- _DO THIS_:
Pictures stay out. Extract the lines below from the first one through the line with "nan = np.nan", both included.

- _SOURCE EXCERPT_:
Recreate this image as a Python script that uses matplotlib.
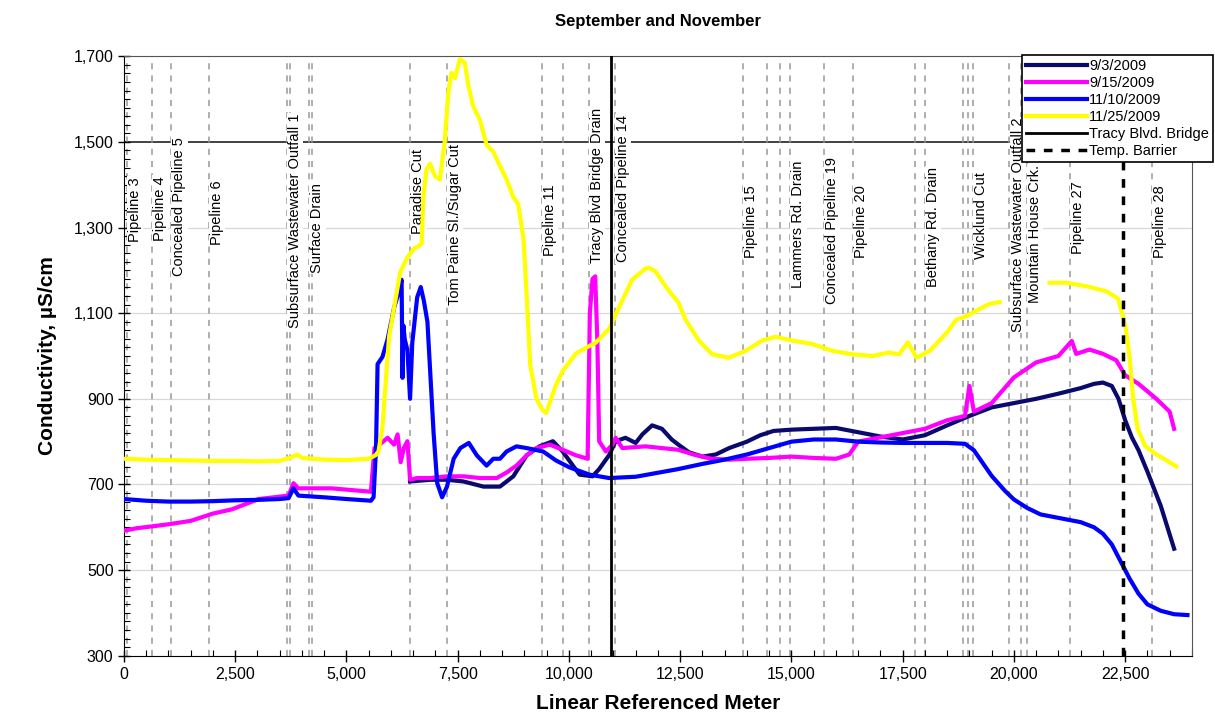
import numpy as np
import matplotlib
matplotlib.use("Agg")
import matplotlib.pyplot as plt
from matplotlib.ticker import MultipleLocator, FixedLocator, FuncFormatter

plt.rcParams['font.family'] = ['Liberation Sans', 'DejaVu Sans']

nan = np.nan

# 9/3/2009 (navy)
x_0903 = [6430, 6890, 7260, 7630, 8080, 8450, 8750, 9050, 9340, 9640, 9860,
          10090, 10240, 10530, 10680, 10900, 11050, 11270, 11500, 11650, 11870,
          12090, 12310, 12460, 12700, 13000, 13300, 13600, 14000, 14300, 14600,
          15000, 15500, 16000, 16500, 17000, 17500, 18000, 18500, 19000, 19500,
          20000, 20500, 21000, 21500, 21800, 22000, 22200, 22350, 22500, 22650,
          22800, 23000, 23150, 23300, 23450, 23600]
y_0903 = [707, 711, 711, 707, 695, 695, 719, 768, 789, 801, 777,
          744, 723, 719, 736, 768, 801, 809, 797, 817, 838,
          830, 805, 793, 775, 765, 770, 785, 800, 815, 825,
          828, 830, 832, 822, 812, 805, 815, 838, 860, 880,
          890, 900, 912, 925, 935, 938, 930, 900, 850, 810,
          780, 730, 690, 650, 600, 550]

# 9/15/2009 (magenta)
x_0915 = [0, 300, 700, 1000, 1500, 2000, 2430, 3030, 3700, 3810, 3920, 4660,
          5550, 5630, 5740, 5925, 6070, 6150, 6220, 6290, 6370, 6430, 6590,
          6890, 7260, 7630, 8000, 8380, 8600, 8820, 9050, 9270, 9570, 9860,
          10160, 10420, 10470, 10530, 10590, 10640, 10680, 10830, 10980, 11050,
          11200, 11720, 12460, 12800, 13200, 13600, 14000, 14500, 15000, 15500,
          16000, 16300, 16500, 17000, 17500, 18000, 18500, 18900, 19000, 19100,
          19500, 20000, 20500, 21000, 21300, 21400, 21700, 22000, 22300, 22500,
          22800, 23200, 23500, 23600]
y_0915 = [592, 598, 603, 607, 615, 632, 642, 666, 674, 703, 691, 691,
          683, 785, 793, 809, 793, 817, 752, 785, 801, 711, 715,
          715, 719, 719, 715, 715, 728, 744, 768, 785, 793, 781,
          768, 760, 1100, 1180, 1186, 1031, 801, 777, 793, 809,
          785, 789, 781, 770, 760, 758, 760, 762, 765, 762,
          760, 770, 800, 810, 820, 830, 850, 860, 930, 870,
          890, 950, 985, 1000, 1035, 1005, 1015, 1005, 990, 955,
          935, 900, 870, 830]

# 11/10/2009 (blue)
x_1110 = [0, 500, 1000, 1500, 2000, 2500, 3000, 3500, 3700, 3810, 3920, 4500,
          5000, 5550, 5610, 5665, 5700, 5810, 5925, 6070, 6185, 6240, 6260,
          6280, 6310, 6370, 6430, 6480, 6590, 6670, 6740, 6820, 6890, 6960,
          7040, 7150, 7260, 7410, 7560, 7750, 7930, 8150, 8300, 8450, 8600,
          8820, 9050, 9420, 9710, 10010, 10460, 10900, 11500, 12460, 13000,
          13500, 14000, 14500, 15000, 15500, 16000, 16500, 17000, 17500, 18000,
          18500, 18900, 19100, 19300, 19500, 19800, 20000, 20300, 20600, 21000,
          21500, 21800, 22000, 22200, 22400, 22600, 22800, 23000, 23300, 23600,
          23900]
y_1110 = [666, 662, 660, 660, 661, 663, 664, 666, 668, 691, 674, 670,
          666, 662, 670, 785, 981, 998, 1039, 1112, 1153, 1178, 949,
          1071, 1039, 1014, 900, 1031, 1137, 1161, 1129, 1080, 949, 818,
          703, 670, 695, 760, 785, 797, 768, 744, 760, 760, 777,
          789, 785, 777, 756, 740, 723, 715, 718, 736, 748,
          758, 770, 785, 800, 805, 805, 800, 798, 797, 797,
          797, 795, 780, 750, 720, 685, 665, 645, 630, 622,
          612, 600, 585, 560, 520, 480, 445, 420, 405, 397,
          395]

# 11/25/2009 (yellow), gap between about 19,700 and 20,800
x_1125 = [0, 500, 1000, 1500, 2000, 2500, 3000, 3500, 3800, 3900, 4000, 4500,
          5000, 5500, 5650, 5720, 5810, 5890, 5960, 6070, 6210, 6370, 6520,
          6600, 6690, 6730, 6800, 6880, 6990, 7100, 7210, 7290, 7360, 7440,
          7550, 7660, 7740, 7850, 8000, 8150, 8300, 8450, 8600, 8750, 8860,
          8980, 9050, 9130, 9270, 9400, 9490, 9570, 9700, 9860, 10160, 10400,
          10600, 10900, 11120, 11420, 11720, 11800, 11940, 12240, 12460, 12620,
          12920, 13220, 13590, 13970, 14340, 14640, 15020, 15470, 15920, 16370,
          16820, 17190, 17420, 17620, 17810, 18110, 18480, 18710, 18930, 19230,
          19460, 19680, 20200, 20800, 21180, 21630, 22080, 22340, 22450, 22520,
          22600, 22680, 22780, 22950, 23200, 23450, 23650]
y_1125 = [760, 758, 757, 756, 755, 755, 754, 755, 765, 770, 762, 758,
          757, 760, 768, 777, 834, 949, 1047, 1112, 1196, 1230, 1251,
          1255, 1262, 1371, 1436, 1449, 1420, 1412, 1502, 1616, 1661, 1649,
          1693, 1685, 1632, 1583, 1551, 1493, 1477, 1444, 1412, 1371, 1355,
          1273, 1142, 979, 900, 875, 867, 891, 930, 965, 1006, 1020,
          1031, 1063, 1112, 1178, 1204, 1206, 1198, 1153, 1125, 1085,
          1036, 1004, 996, 1012, 1036, 1045, 1036, 1028, 1012, 1004,
          1000, 1008, 1004, 1032, 996, 1012, 1053, 1085, 1093, 1110,
          1122, 1126, nan, 1171, 1171, 1163, 1151, 1134, 1093, 1061,
          996, 900, 830, 790, 770, 755, 742]

series = [
    ("9/3/2009", x_0903, y_0903, "#0a0a6e"),
    ("9/15/2009", x_0915, y_0915, "#ff00ff"),
    ("11/10/2009", x_1110, y_1110, "#0000ff"),
    ("11/25/2009", x_1125, y_1125, "#ffff00"),
]

# landmarks along the channel
landmark_names = ["Pipeline 3", "Pipeline 4", "Concealed Pipeline 5", "Pipeline 6",
                  "Subsurface Wastewater Outfall 1", "Surface Drain", "Paradise Cut",
                  "Tom Paine Sl./Sugar Cut", "Pipeline 11", "Tracy Blvd Bridge Drain",
                  "Concealed Pipeline 14", "Pipeline 15", "Lammers Rd. Drain",
                  "Concealed Pipeline 19", "Pipeline 20", "Bethany Rd. Drain",
                  "Wicklund Cut", "Subsurface Wastewater Outfall 2",
                  "Mountain House Crk.", "Pipeline 27", "Pipeline 28"]
landmark_x = [60, 620, 1060, 1910, 3660, 4160, 6430, 7250, 9390, 10450, 11030,
              13910, 14970, 15730, 16380, 18000, 19080, 19900, 20290, 21260, 23100]
label_y = [1341, 1345, 1350, 1334, 1315, 1299, 1385, 1306, 1317, 1399, 1390,
           1313, 1308, 1294, 1315, 1301, 1329, 1306, 1285, 1324, 1313]
other_x = [3730, 4230, 9870, 14440, 14740, 17780, 18850, 18970, 20160]

bridge_x = 10940
barrier_x = 22450

y_ticks = [300, 500, 700, 900, 1100, 1300, 1500, 1700]

fig = plt.figure(figsize=(12.15, 7.12), dpi=100)
ax = fig.add_axes([0.102, 0.079, 0.879, 0.842])

for v in y_ticks[1:-2]:
    ax.axhline(v, color="#d8d8d8", lw=0.9, zorder=0)
ax.axhline(1500, color="#333333", lw=1.3, zorder=1)

for x in landmark_x + other_x:
    ax.axvline(x, color="#999999", lw=1.1, ls=(0, (4, 4)), zorder=1)

for name, x, y in zip(landmark_names, landmark_x, label_y):
    ax.annotate(name, (x, y), xytext=(6, 0), textcoords="offset points",
                rotation=90, ha="center", va="center", fontsize=10.5,
                bbox=dict(facecolor="white", edgecolor="none", pad=0.8),
                zorder=2)

for label, x, y, c in series:
    ax.plot(x, y, color=c, lw=3, label=label, zorder=3, solid_joinstyle="round")

ax.axvline(bridge_x, color="black", lw=2, label="Tracy Blvd. Bridge", zorder=4)
ax.axvline(barrier_x, color="black", lw=2.5, ls=(0, (2.5, 2.5)),
           label="Temp. Barrier", zorder=4)

ax.set_xlim(0, 24000)
ax.set_ylim(300, 1700)
ax.xaxis.set_major_locator(MultipleLocator(2500))
ax.xaxis.set_minor_locator(MultipleLocator(500))
ax.yaxis.set_major_locator(FixedLocator(y_ticks))
ax.yaxis.set_minor_locator(MultipleLocator(20))
fmt = FuncFormatter(lambda v, p: f"{int(v):,}")
ax.xaxis.set_major_formatter(fmt)
ax.yaxis.set_major_formatter(fmt)
ax.tick_params(which="major", direction="inout", length=8, width=1, labelsize=11.5)
ax.tick_params(which="minor", direction="in", length=4, width=0.8)
ax.tick_params(axis="x", pad=4)

for s in ["top", "right"]:
    ax.spines[s].set_color("#555555")

ax.set_title("September and November", fontsize=12, fontweight="bold", pad=22)
ax.set_xlabel("Linear Referenced Meter", fontsize=15, fontweight="bold", labelpad=9)
ax.set_ylabel("Conductivity, µS/cm", fontsize=15, fontweight="bold", labelpad=12)

leg = ax.legend(loc="upper left", bbox_to_anchor=(0.841, 0.923),
                bbox_transform=fig.transFigure, fontsize=10.5, frameon=True,
                fancybox=False, framealpha=1, edgecolor="black",
                handlelength=4.2, handletextpad=0.1, labelspacing=0.2,
                borderpad=0.3, borderaxespad=0)
leg.get_frame().set_linewidth(1.2)
leg.set_zorder(10)

fig.savefig("out.png", dpi=100)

- _OUTPUT FOR THIS EXERCISE_:
Recreate this image as a Python script that uses matplotlib.
import numpy as np
import matplotlib
matplotlib.use("Agg")
import matplotlib.pyplot as plt
from matplotlib.ticker import MultipleLocator, FixedLocator, FuncFormatter

plt.rcParams['font.family'] = ['Liberation Sans', 'DejaVu Sans']

nan = np.nan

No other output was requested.